Four public meetings have been scheduled over the next month to gather public comment that will be compiled into a 10-year comprehensive master plan that will be presented to the county board of commissioners for approval, according to Parks and Recreation Director Daniel White.
“The meetings are a chance to get input from county residents for our master plan document that will update the one we’re using now,” White said, noting that the department’s existing master plan will end on Dec. 20, 2015.
The first meeting will be held from 5 to 7 p.m., at the Human Services Building in Mount Airy on Thursday.
Subsequent meetings will be held from 5 to 7 p.m., on May 22 at Dobson Town Hall, on May 29 at the Pilot Center in Pilot Mountain and on June 12 at the Elkin Center in Elkin.

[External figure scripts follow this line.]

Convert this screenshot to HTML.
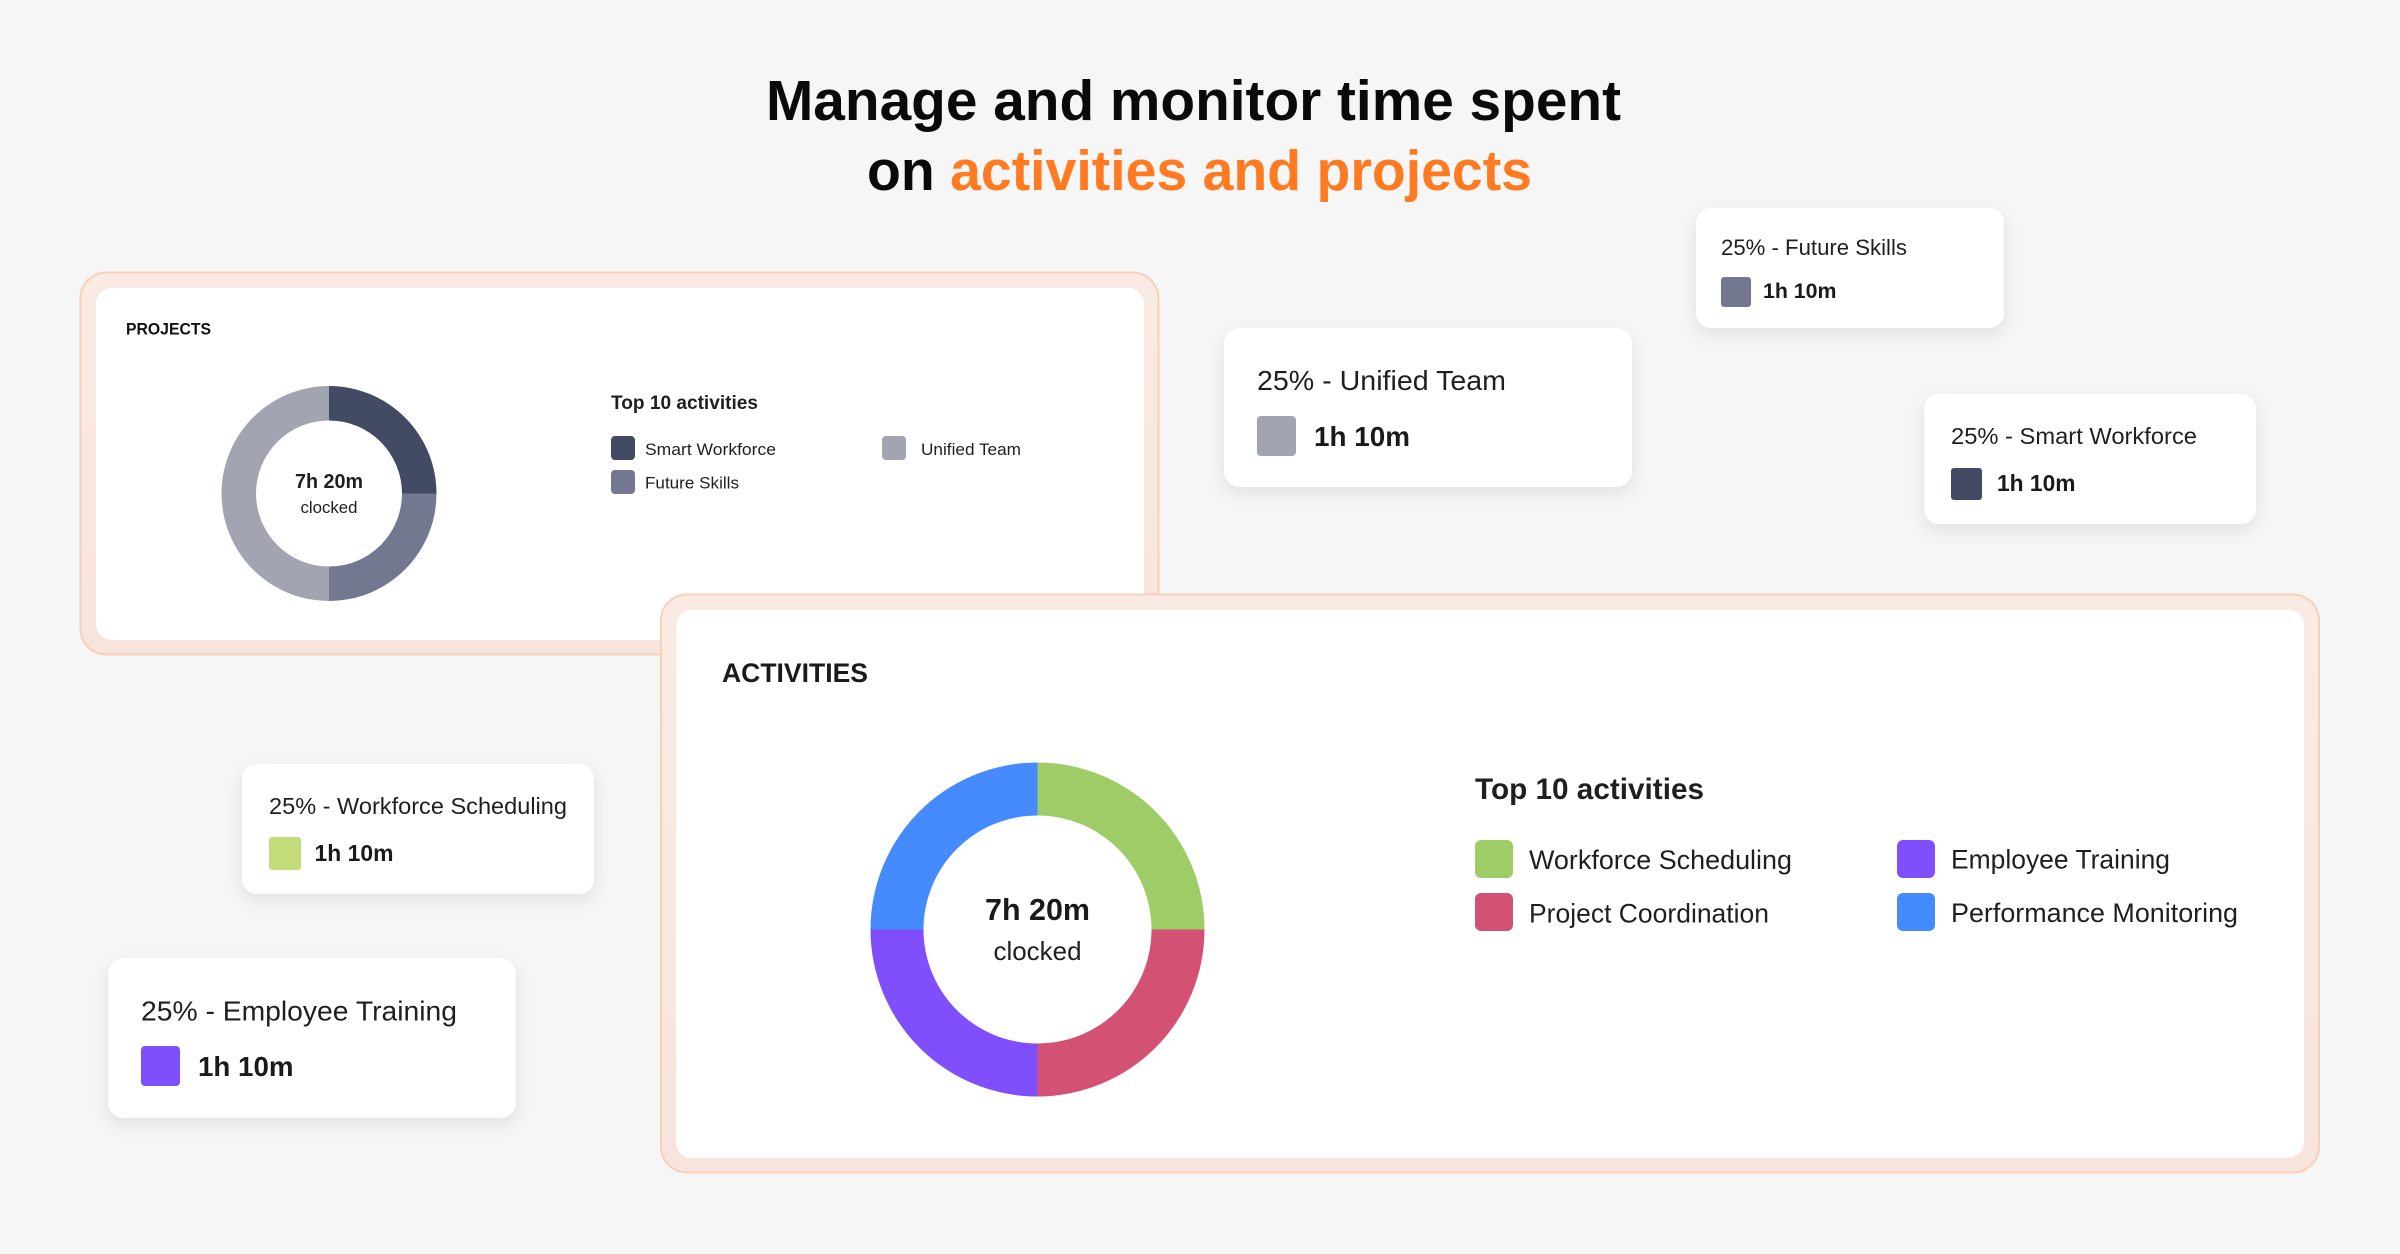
<!DOCTYPE html>
<html>
<head>
<meta charset="utf-8">
<style>
  html,body{margin:0;padding:0;background:#f6f6f6;}
  body{width:2400px;height:1254px;overflow:hidden;}
  svg{display:block;}
  text{font-family:"Liberation Sans",sans-serif;}
</style>
</head>
<body>
<svg width="2400" height="1254" viewBox="0 0 2400 1254" xmlns="http://www.w3.org/2000/svg">
  <defs>
    <filter id="sh" x="-20%" y="-30%" width="140%" height="170%">
      <feDropShadow dx="0" dy="6" stdDeviation="8" flood-color="#000" flood-opacity="0.09"/>
    </filter>
    <linearGradient id="pg" x1="0" y1="0" x2="0" y2="1">
      <stop offset="0" stop-color="#f9ebe3"/>
      <stop offset="1" stop-color="#f7e5dd"/>
    </linearGradient>
  </defs>

  <rect width="2400" height="1254" fill="#f6f6f6"/>

  <!-- Title -->
  <text x="766" y="120" font-size="57" font-weight="700" fill="#0a0a0a" textLength="855" lengthAdjust="spacingAndGlyphs">Manage and monitor time spent</text>
  <text x="867" y="190" font-size="57" font-weight="700" fill="#0a0a0a" textLength="665" lengthAdjust="spacingAndGlyphs">on <tspan fill="#ff7a21">activities and projects</tspan></text>

  <!-- Projects card -->
  <rect x="80.5" y="272.5" width="1078" height="382" rx="26" fill="url(#pg)" stroke="#f9cfb7" stroke-width="2"/>
  <rect x="96" y="288" width="1048" height="352" rx="16" fill="#ffffff"/>
  <text x="126" y="334.7" font-size="17" font-weight="700" fill="#111" textLength="85" lengthAdjust="spacingAndGlyphs">PROJECTS</text>

  <path d="M329,386 A107.5,107.5 0 0 1 436.5,493.5 L402,493.5 A73,73 0 0 0 329,420.5 Z" fill="#434a63"/>
  <path d="M436.5,493.5 A107.5,107.5 0 0 1 329,601 L329,566.5 A73,73 0 0 0 402,493.5 Z" fill="#737890"/>
  <path d="M329,601 A107.5,107.5 0 0 1 329,386 L329,420.5 A73,73 0 0 0 329,566.5 Z" fill="#a2a5b1"/>
  <text x="329" y="488" font-size="20" font-weight="700" fill="#1f1f1f" text-anchor="middle" textLength="68" lengthAdjust="spacingAndGlyphs">7h 20m</text>
  <text x="329" y="513" font-size="17" fill="#1f1f1f" text-anchor="middle" textLength="57" lengthAdjust="spacingAndGlyphs">clocked</text>

  <text x="611" y="409" font-size="19" font-weight="700" fill="#1f1f1f" textLength="147" lengthAdjust="spacingAndGlyphs">Top 10 activities</text>
  <rect x="611" y="436" width="24" height="24" rx="4" fill="#434a63"/>
  <text x="645" y="455" font-size="17" fill="#1f1f1f" textLength="131" lengthAdjust="spacingAndGlyphs">Smart Workforce</text>
  <rect x="611" y="470" width="24" height="24" rx="4" fill="#737890"/>
  <text x="645" y="488.5" font-size="17" fill="#1f1f1f" textLength="94" lengthAdjust="spacingAndGlyphs">Future Skills</text>
  <rect x="882" y="436" width="24" height="24" rx="4" fill="#a2a5b1"/>
  <text x="921" y="455" font-size="17" fill="#1f1f1f" textLength="100" lengthAdjust="spacingAndGlyphs">Unified Team</text>

  <!-- Activities card -->
  <rect x="661" y="594.5" width="1658" height="578" rx="26" fill="url(#pg)" stroke="#f9cfb7" stroke-width="2"/>
  <rect x="676" y="610" width="1628" height="548" rx="16" fill="#ffffff"/>
  <text x="722" y="682" font-size="26.5" font-weight="700" fill="#1a1a1a" textLength="146" lengthAdjust="spacingAndGlyphs">ACTIVITIES</text>

  <path d="M1037.5,762.5 A167,167 0 0 1 1204.5,929.5 L1151.5,929.5 A114,114 0 0 0 1037.5,815.5 Z" fill="#9ecd67"/>
  <path d="M1204.5,929.5 A167,167 0 0 1 1037.5,1096.5 L1037.5,1043.5 A114,114 0 0 0 1151.5,929.5 Z" fill="#d45176"/>
  <path d="M1037.5,1096.5 A167,167 0 0 1 870.5,929.5 L923.5,929.5 A114,114 0 0 0 1037.5,1043.5 Z" fill="#7f4ffe"/>
  <path d="M870.5,929.5 A167,167 0 0 1 1037.5,762.5 L1037.5,815.5 A114,114 0 0 0 923.5,929.5 Z" fill="#458bfe"/>
  <text x="1037.5" y="920" font-size="30.5" font-weight="700" fill="#1a1a1a" text-anchor="middle" textLength="105" lengthAdjust="spacingAndGlyphs">7h 20m</text>
  <text x="1037.5" y="960" font-size="26" fill="#1f1f1f" text-anchor="middle" textLength="88" lengthAdjust="spacingAndGlyphs">clocked</text>

  <text x="1475" y="799" font-size="29.5" font-weight="700" fill="#1f1f1f" textLength="229" lengthAdjust="spacingAndGlyphs">Top 10 activities</text>
  <rect x="1475" y="840" width="38" height="38" rx="6" fill="#9ecd67"/>
  <text x="1529" y="869" font-size="26.5" fill="#1f1f1f" textLength="263" lengthAdjust="spacingAndGlyphs">Workforce Scheduling</text>
  <rect x="1475" y="893" width="38" height="38" rx="6" fill="#d45176"/>
  <text x="1529" y="922.5" font-size="26.5" fill="#1f1f1f" textLength="240" lengthAdjust="spacingAndGlyphs">Project Coordination</text>
  <rect x="1897" y="840" width="38" height="38" rx="6" fill="#7f4ffe"/>
  <text x="1951" y="868.5" font-size="26.5" fill="#1f1f1f" textLength="219" lengthAdjust="spacingAndGlyphs">Employee Training</text>
  <rect x="1897" y="893" width="38" height="38" rx="6" fill="#458bfe"/>
  <text x="1951" y="922" font-size="26.5" fill="#1f1f1f" textLength="287" lengthAdjust="spacingAndGlyphs">Performance Monitoring</text>

  <!-- Floating cards -->
  <g filter="url(#sh)">
    <rect x="1696" y="208" width="308" height="120" rx="15" fill="#fff"/>
    <rect x="1224" y="328" width="408" height="159" rx="16" fill="#fff"/>
    <rect x="1924" y="394" width="332" height="130" rx="15" fill="#fff"/>
    <rect x="242" y="764" width="352" height="130" rx="15" fill="#fff"/>
    <rect x="108" y="958" width="408" height="160" rx="16" fill="#fff"/>
  </g>

  <!-- Future Skills -->
  <text x="1721" y="255" font-size="22" fill="#1f1f1f" textLength="186" lengthAdjust="spacingAndGlyphs">25% - Future Skills</text>
  <rect x="1721" y="277" width="30" height="30" rx="3" fill="#737890"/>
  <text x="1763" y="298" font-size="21.5" font-weight="700" fill="#1a1a1a" textLength="73.5" lengthAdjust="spacingAndGlyphs">1h 10m</text>

  <!-- Unified Team -->
  <text x="1257" y="390" font-size="28" fill="#1f1f1f" textLength="249" lengthAdjust="spacingAndGlyphs">25% - Unified Team</text>
  <rect x="1257" y="416" width="39" height="40" rx="4" fill="#a2a5b1"/>
  <text x="1314" y="446" font-size="28" font-weight="700" fill="#1a1a1a" textLength="96" lengthAdjust="spacingAndGlyphs">1h 10m</text>

  <!-- Smart Workforce -->
  <text x="1951" y="444" font-size="23.5" fill="#1f1f1f" textLength="246" lengthAdjust="spacingAndGlyphs">25% - Smart Workforce</text>
  <rect x="1951" y="468" width="31" height="32" rx="3" fill="#434a63"/>
  <text x="1997" y="491" font-size="23" font-weight="700" fill="#1a1a1a" textLength="78.5" lengthAdjust="spacingAndGlyphs">1h 10m</text>

  <!-- Workforce Scheduling -->
  <text x="269" y="814" font-size="23.5" fill="#1f1f1f" textLength="298" lengthAdjust="spacingAndGlyphs">25% - Workforce Scheduling</text>
  <rect x="269" y="837" width="32" height="33" rx="3" fill="#c4db7a"/>
  <text x="314.5" y="861" font-size="23" font-weight="700" fill="#1a1a1a" textLength="79" lengthAdjust="spacingAndGlyphs">1h 10m</text>

  <!-- Employee Training -->
  <text x="141" y="1020.5" font-size="28" fill="#1f1f1f" textLength="316" lengthAdjust="spacingAndGlyphs">25% - Employee Training</text>
  <rect x="141" y="1046" width="39" height="40" rx="4" fill="#7f4ffe"/>
  <text x="198" y="1076" font-size="28" font-weight="700" fill="#1a1a1a" textLength="95.5" lengthAdjust="spacingAndGlyphs">1h 10m</text>
</svg>
</body>
</html>
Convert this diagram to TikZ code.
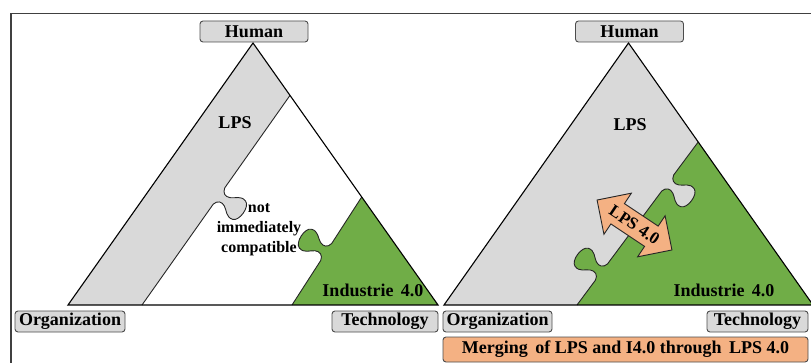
\documentclass[tikz,border=0pt]{standalone}
\usepackage{fontspec}
\setmainfont{Liberation Serif}
\usetikzlibrary{shapes.arrows}

\definecolor{lpsgray}{HTML}{D9D9D9}
\definecolor{igreen}{HTML}{70AD47}
\definecolor{lpsorange}{HTML}{F4B183}

% Jigsaw tab: #1 name prefix, #2 base centre, #3 unit vector along the seam,
% #4 unit vector pointing to the side the tab sticks out on (canvas units).
\newcommand{\jigtab}[4]{%
  \begin{scope}[shift={#2}, x={#3}, y={#4}, scale=1.12]
    \coordinate (#1-a)   at (-9,0);
    \coordinate (#1-c1)  at (-4,1);
    \coordinate (#1-c2)  at (-2.5,5);
    \coordinate (#1-b)   at (-4.5,9);
    \coordinate (#1-c3)  at (-6.5,13);
    \coordinate (#1-c4)  at (-12,16);
    \coordinate (#1-p)   at (-10,22);
    \coordinate (#1-c5)  at (-8,28);
    \coordinate (#1-c6)  at (8,28);
    \coordinate (#1-q)   at (10,22);
    \coordinate (#1-c7)  at (12,16);
    \coordinate (#1-c8)  at (6.5,13);
    \coordinate (#1-d)   at (4.5,9);
    \coordinate (#1-c9)  at (2.5,5);
    \coordinate (#1-c10) at (4,1);
    \coordinate (#1-e)   at (9,0);
  \end{scope}}

\newcommand{\tabpath}[1]{(#1-a) .. controls (#1-c1) and (#1-c2) .. (#1-b)
  .. controls (#1-c3) and (#1-c4) .. (#1-p)
  .. controls (#1-c5) and (#1-c6) .. (#1-q)
  .. controls (#1-c7) and (#1-c8) .. (#1-d)
  .. controls (#1-c9) and (#1-c10) .. (#1-e)}

\tikzset{
  tri/.style={draw=black, line width=1.1pt, line join=miter},
  seam/.style={draw=black!85, line width=0.9pt},
  frameline/.style={draw=black!75, line width=1.8pt},
  bigfont/.style={font=\bfseries\fontsize{18}{20}\selectfont},
  cornerbox/.style={bigfont, draw=black!70, fill=lpsgray, rounded corners=3pt,
    line width=0.9pt, minimum height=21pt, inner sep=0pt},
  word/.style={bigfont, inner sep=0pt},
  smallword/.style={font=\bfseries\fontsize{16}{20}\selectfont, align=center, inner sep=0pt},
  mergebox/.style={bigfont, draw=black!70, fill=lpsorange, rounded corners=3pt,
    line width=0.9pt, minimum width=365pt, minimum height=25pt, inner sep=0pt},
  linkarrow/.style={double arrow, draw=black!85, fill=lpsorange, line width=0.9pt,
    font=\bfseries\fontsize{17}{19}\selectfont, minimum height=90pt,
    double arrow head extend=12.5pt, inner xsep=1pt, inner ysep=6pt}
}

\begin{document}
\begin{tikzpicture}[x=1pt, y=-1pt]
  \useasboundingbox (0,0) rectangle (811,363);

  % outer frame
  \coordinate (fA) at (11,370);
  \coordinate (fB) at (11,13.5);
  \coordinate (fC) at (820,13.5);
  \draw[frameline] (fA) -- (fB) -- (fC);

  % ---------- left triangle: LPS and Industrie 4.0 apart ----------
  \coordinate (LH) at (253,43);
  \coordinate (LO) at (68,305);
  \coordinate (LT) at (438,305);
  \coordinate (b1) at (290,95.4);
  \coordinate (b2) at (142,305);
  \coordinate (g1) at (361.7,197);
  \coordinate (g2) at (292,305);
  \jigtab{t1}{(219,196)}{(-0.5768pt,-0.8168pt)}{(0.8168pt,-0.5768pt)}
  \jigtab{t2}{(326.2,252)}{(-0.5424pt,-0.8405pt)}{(-0.8405pt,0.5424pt)}

  \fill[lpsgray] (LH) -- (b1) -- \tabpath{t1} -- (b2) -- (LO) -- cycle;
  \draw[seam] (b1) -- \tabpath{t1} -- (b2);
  \fill[igreen] (g1) -- \tabpath{t2} -- (g2) -- (LT) -- cycle;
  \draw[seam] (g1) -- \tabpath{t2} -- (g2);
  \draw[tri] (LH) -- (LO) -- (LT) -- cycle;

  \node[word] (lpsL) at (235,123) {LPS};
  \node[smallword] (nic) at (259,230) {not\\immediately\\compatible};
  \node[word] (i40L) at (373,290) {Industrie\, 4.0};

  \node[cornerbox, minimum width=108pt] (humL) at (254,31.5) {Human};
  \node[cornerbox, minimum width=110pt] (orgL) at (70,321.5) {Organization};
  \node[cornerbox, minimum width=106pt] (tecL) at (385,321.5) {Technology};

  % ---------- right triangle: LPS and Industrie 4.0 merged ----------
  \coordinate (RH) at (628.5,43);
  \coordinate (RO) at (444,305);
  \coordinate (RT) at (813,305);
  \coordinate (r1) at (698.2,142);
  \coordinate (r2) at (577,305);
  \jigtab{t3}{(667.7,183)}{(-0.5967pt,-0.8026pt)}{(0.8026pt,-0.5967pt)}
  \jigtab{t4}{(601.5,272)}{(-0.5967pt,-0.8026pt)}{(-0.8026pt,0.5967pt)}

  \fill[lpsgray] (RH) -- (RO) -- (RT) -- cycle;
  \fill[igreen] (r1) -- \tabpath{t3} -- \tabpath{t4} -- (r2) -- (RT) -- cycle;
  \draw[seam] (r1) -- \tabpath{t3} -- \tabpath{t4} -- (r2);
  \draw[tri] (RH) -- (RO) -- (RT) -- cycle;

  \node[word] (lpsR) at (630,125) {LPS};
  \node[word] (i40R) at (724,290) {Industrie\, 4.0};
  \node[linkarrow, rotate=-33.7] (lps40) at (634.5,225) {LPS 4.0};

  \node[cornerbox, minimum width=108pt] (humR) at (629.5,31.5) {Human};
  \node[cornerbox, minimum width=109pt] (orgR) at (497.5,321.5) {Organization};
  \node[cornerbox, minimum width=101pt] (tecR) at (757.5,321.5) {Technology};

  \node[mergebox] (merge) at (625.5,349.5) {Merging\, of LPS and I4.0 through\, LPS 4.0};
\end{tikzpicture}
\end{document}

White noted that the meetings are going to be “floating” events.
“The public can drop by at any time during the meetings to offer up their suggestions about the recreational needs in Surry County,” he said. “There will be a survey available, and we’ll be taking public comment as well.”
For White, the plan serves a a guideline for how his department will move forward over the next 10 years.
“This plan is a detailed summary of our current facilities and future needs in the county,” he said. “It includes things that range from capital improvement needs to the need for additional public access to rivers in the county. This document covers a broad range of issues that affect the county. It’s very detailed, and we also take a strong look at census data and then take our current facilities and put them into a spreadsheet and compare them to recreational standards nationally.”
In addition to acting as a road map for future plans, White said the master plan can be used to help pay for projects.
“It also helps us with making funding resources available,” he said. “Things like grants and loans often require we have a master plan in place to show where projects fit into future plans for the county.
“It also allows us to make future decisions with concrete data to back up those decisions and prevents us from spending taxpayer money without public input to know where that money is going and how it will be used,” White added.
White said he has no idea what the public will request.
“I’m keeping my mind open,” he said with a laugh. “But at least this will give us a solid look at where the interest lies in the county while allowing us to compare what we have to national interests and national standards.
“A lot of times a project will pop up and when questions arise about whether to pursue it, I can go back to the master plan and see whether it’s covered in those recommendations,” he added.